The SPIE Advanced Lithography conference this year was dominated by directed self-assembly (DSA). Where in previous years, DSA was confined to one or two sessions, this year we saw DSA papers in many sessions and in all of the parallel conferences (excepting EUV).
As might be expected, there is no “news” in EUV. And in this case, no news is bad news. Indeed, the TSMC plenary report showed that the power level remains unacceptably low, ~10W-20W. (The paper showed a series of “hockey-stick” plots, each one representing future projections from a previous year.) Cymer made no announcements. My conclusion is that mask-makers must expect that multiple patterning (SADP, LELE, etc.) and DSA will dominate in the coming years.

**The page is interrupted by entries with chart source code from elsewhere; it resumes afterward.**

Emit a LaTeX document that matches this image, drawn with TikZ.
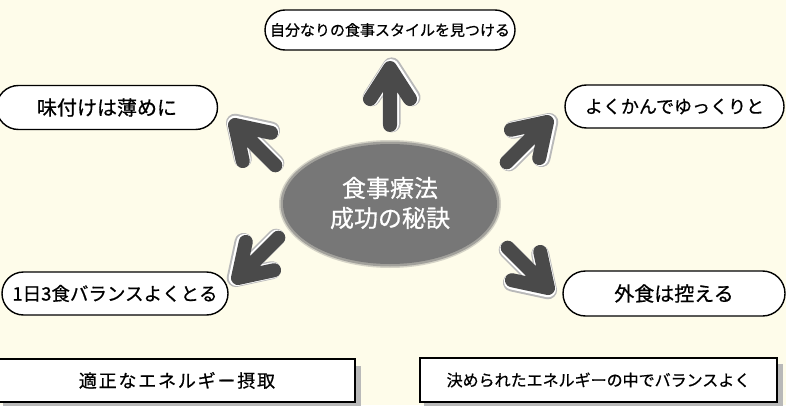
\documentclass[tikz,border=0pt]{standalone}
\usepackage{fontspec}
\newfontfamily\jp[FakeBold=0.7]{Noto Sans CJK JP}
\usetikzlibrary{shapes.geometric,shapes.misc}
\definecolor{bg}{HTML}{FEFCEA}
\definecolor{arrowgray}{HTML}{4A4A4A}
\definecolor{ellgray}{HTML}{777777}
\tikzset{
  pill/.style={rounded rectangle, draw=black, line width=1.4pt, fill=white, inner sep=0pt, font=\jp},
  boxnode/.style={rectangle, draw=black, line width=1.3pt, fill=white, inner sep=0pt, font=\jp},
  bigarrow/.pic={
    \foreach \col/\wid/\sh in {gray!55/18/1.6, white/16/0.9, arrowgray/14/0}{
      \draw[line width=\wid pt, \col, line cap=round, line join=round, shift={(\sh,-\sh)}]
        (-57,0) -- (0,0) (-31,20) -- (0,0) -- (-31,-20);
    }
  }
}
\begin{document}
\begin{tikzpicture}[x=1pt,y=1pt]
\useasboundingbox (0,0) rectangle (786,405);
\fill[bg] (0,0) rectangle (786,405);

% central ellipse with soft edge
\fill[ellgray, opacity=0.3] (390,201) ellipse [x radius=111, y radius=64];
\fill[ellgray, opacity=0.55] (390,201) ellipse [x radius=109.5, y radius=62.5];
\node[ellipse, fill=ellgray, minimum width=214pt, minimum height=120pt, inner sep=0pt] (center) at (390,201) {};
\node[font=\jp\fontsize{24}{30}\selectfont, text=white, align=center] (title) at (390,202) {食事療法\\成功の秘訣};

% pills
\node[pill, minimum width=250pt, minimum height=40pt] (top) at (390,375)
  {\fontsize{15}{18}\selectfont 自分なりの食事スタイルを見つける};
\node[pill, minimum width=221pt, minimum height=44pt] (ul) at (107,297.5)
  {\fontsize{20}{24}\selectfont 味付けは薄めに};
\node[pill, minimum width=219pt, minimum height=43pt] (ur) at (674.5,298.5)
  {\fontsize{18}{22}\selectfont よくかんでゆっくりと};
\node[pill, minimum width=226pt, minimum height=43pt] (ll) at (115,111.5)
  {\fontsize{18.5}{22}\selectfont 1日3食バランスよくとる};
\node[pill, minimum width=222pt, minimum height=45pt] (lr) at (674,111.5)
  {\fontsize{20}{24}\selectfont 外食は控える};

% bottom boxes with shadow
\fill[gray!55] (3,-1) rectangle (361,39);
\node[boxnode, minimum width=356pt, minimum height=43pt] (bl) at (177,24.5)
  {\addfontfeature{LetterSpace=10}\fontsize{18}{22}\selectfont 適正なエネルギー摂取};
\fill[gray!55] (424,-1) rectangle (783,41);
\node[boxnode, minimum width=357pt, minimum height=44pt] (br) at (598.5,25)
  {\fontsize{16}{20}\selectfont 決められたエネルギーの中でバランスよく};

% arrows
\pic[rotate=90] at (390,337) {bigarrow};
\pic[rotate=45] at (547,283) {bigarrow};
\pic[rotate=135] at (235,280) {bigarrow};
\pic[rotate=225] at (238,127) {bigarrow};
\pic[rotate=315] at (548,117) {bigarrow};
\end{tikzpicture}
\end{document}
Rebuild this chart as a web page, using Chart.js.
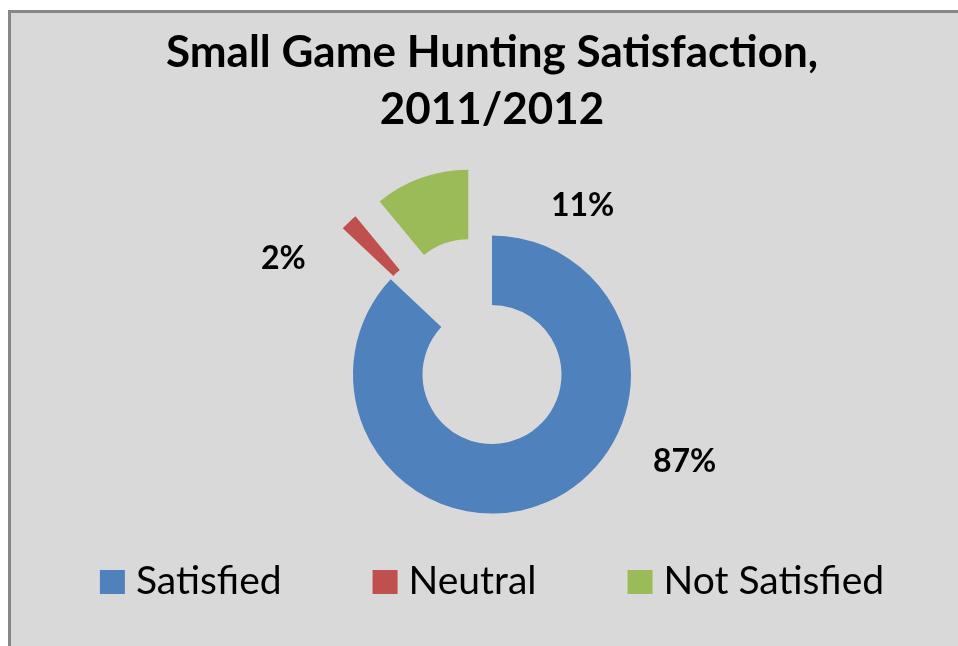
<!DOCTYPE html>
<html>
<head>
<meta charset="utf-8">
<title>Small Game Hunting Satisfaction, 2011/2012</title>
<script src="https://cdn.jsdelivr.net/npm/chart.js@4.4.1/dist/chart.umd.min.js"></script>
<style>
  html, body { margin: 0; padding: 0; background: #fff; overflow: hidden; }
  #frame {
    position: absolute; left: 8px; top: 10px; width: 1000px; height: 700px;
    box-sizing: border-box; background: #d9d9d9;
    border-left: 3px solid #878787; border-top: 3px solid #878787;
  }
  #wrap { position: absolute; left: 0; top: 0; width: 958px; height: 646px; }
</style>
</head>
<body>
<div id="frame"></div>
<div id="wrap"><canvas id="chart"></canvas></div>
<script>
const categories = ['Satisfied', 'Neutral', 'Not Satisfied'];
const shares = [87, 2, 11];
const titleLines = ['Small Game Hunting Satisfaction,', '2011/2012'];

const sliceColors = ['#4f81bd', '#c0504d', '#9bbb59'];
const explode = [0, 70, 70];
// label anchor, in units of the outer radius from the ring centre
const labelPlacement = [[1.386, 0.629], [-1.501, -0.833], [0.652, -1.215]];

// doughnut whose slices can be pulled out along their mid angle
class ExplodedDoughnutController extends Chart.DoughnutController {
  draw() {
    const ctx = this.chart.ctx;
    const area = this.chart.chartArea;
    this._cachedMeta.data.forEach((arc, i) => {
      const d = explode[i] || 0;
      const mid = (arc.startAngle + arc.endAngle) / 2;
      ctx.save();
      ctx.translate(Math.cos(mid) * d, Math.sin(mid) * d);
      arc.draw(ctx, area);
      ctx.restore();
    });
  }
}
ExplodedDoughnutController.id = 'explodedDoughnut';
ExplodedDoughnutController.defaults = Chart.DoughnutController.defaults;
ExplodedDoughnutController.overrides = Chart.DoughnutController.overrides;
Chart.register(ExplodedDoughnutController);

const sliceLabels = {
  id: 'sliceLabels',
  afterDatasetsDraw(chart) {
    const ctx = chart.ctx;
    const meta = chart.getDatasetMeta(0);
    ctx.save();
    ctx.font = 'bold 32px Lato';
    ctx.fillStyle = '#000';
    ctx.textAlign = 'center';
    ctx.textBaseline = 'middle';
    meta.data.forEach((arc, i) => {
      const [fx, fy] = labelPlacement[i];
      ctx.fillText(shares[i] + '%', arc.x + fx * arc.outerRadius, arc.y + fy * arc.outerRadius);
    });
    ctx.restore();
  }
};

const legendRow = {
  id: 'legendRow',
  afterDraw(chart) {
    const ctx = chart.ctx;
    const boxW = 25, boxH = 24, gap = 11, itemGap = 91, y = 581;
    ctx.save();
    ctx.font = '39px Lato';
    ctx.textBaseline = 'middle';
    const widths = categories.map(c => ctx.measureText(c).width);
    const total = widths.reduce((s, w) => s + boxW + gap + w, 0) + itemGap * (categories.length - 1);
    let x = (chart.chartArea.left + chart.chartArea.right) / 2 - total / 2;
    categories.forEach((c, i) => {
      ctx.fillStyle = sliceColors[i];
      ctx.fillRect(x, y + 1 - boxH / 2, boxW, boxH);
      ctx.fillStyle = '#000';
      ctx.fillText(c, x + boxW + gap, y);
      x += boxW + gap + widths[i] + itemGap;
    });
    ctx.restore();
  }
};

document.fonts.load('bold 44px Lato').then(() => document.fonts.load('39px Lato')).finally(() => {
  new Chart(document.getElementById('chart'), {
    type: 'explodedDoughnut',
    data: {
      labels: categories,
      datasets: [{
        data: shares,
        backgroundColor: sliceColors,
        borderWidth: 0,
      }],
    },
    options: {
      responsive: true,
      maintainAspectRatio: false,
      animation: false,
      cutout: '50%',
      radius: 139,
      layout: { padding: { left: 26, right: 0, top: 0, bottom: 45 } },
      plugins: {
        legend: { display: false },
        tooltip: { enabled: false },
        title: {
          display: true,
          text: titleLines,
          color: '#000',
          font: { family: 'Lato', size: 44, weight: 'bold', lineHeight: 57 / 44 },
          padding: { top: 24, bottom: 10 },
        },
      },
    },
    plugins: [sliceLabels, legendRow],
  });
});
</script>
</body>
</html>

One of the interesting DSA papers was given by IBM: “Customization of DSA patterns from CHEETAH”. CHEETAH stands for chemo-epitaxial etch trim using self-assembled hardmask. The task addressed by this talk was to reduce the overlay requirements of DSA by creating self-aligned lines which can be terminated in the perpendicular direction. That is, IBM have achieved two-dimensional patterning in DSA (lines and cuts) by patterning one self-aligned chemo-epitaxial pattern. If this methodology is shown to be robust, it completely relaxes the overlay requirement within the finest wiring layer, as there is no need for a separate line-cut masking step.
IBM showed impressive micrographs: lines splitting, merging, shifting laterally, and terminating. The contrast with last year’s boringly regular gratings and dot arrays was remarkable. Note that neither this nor any other method to date relieves lithography of the contact/via overlay requirement.
We can expect the proceedings to issue in about four weeks.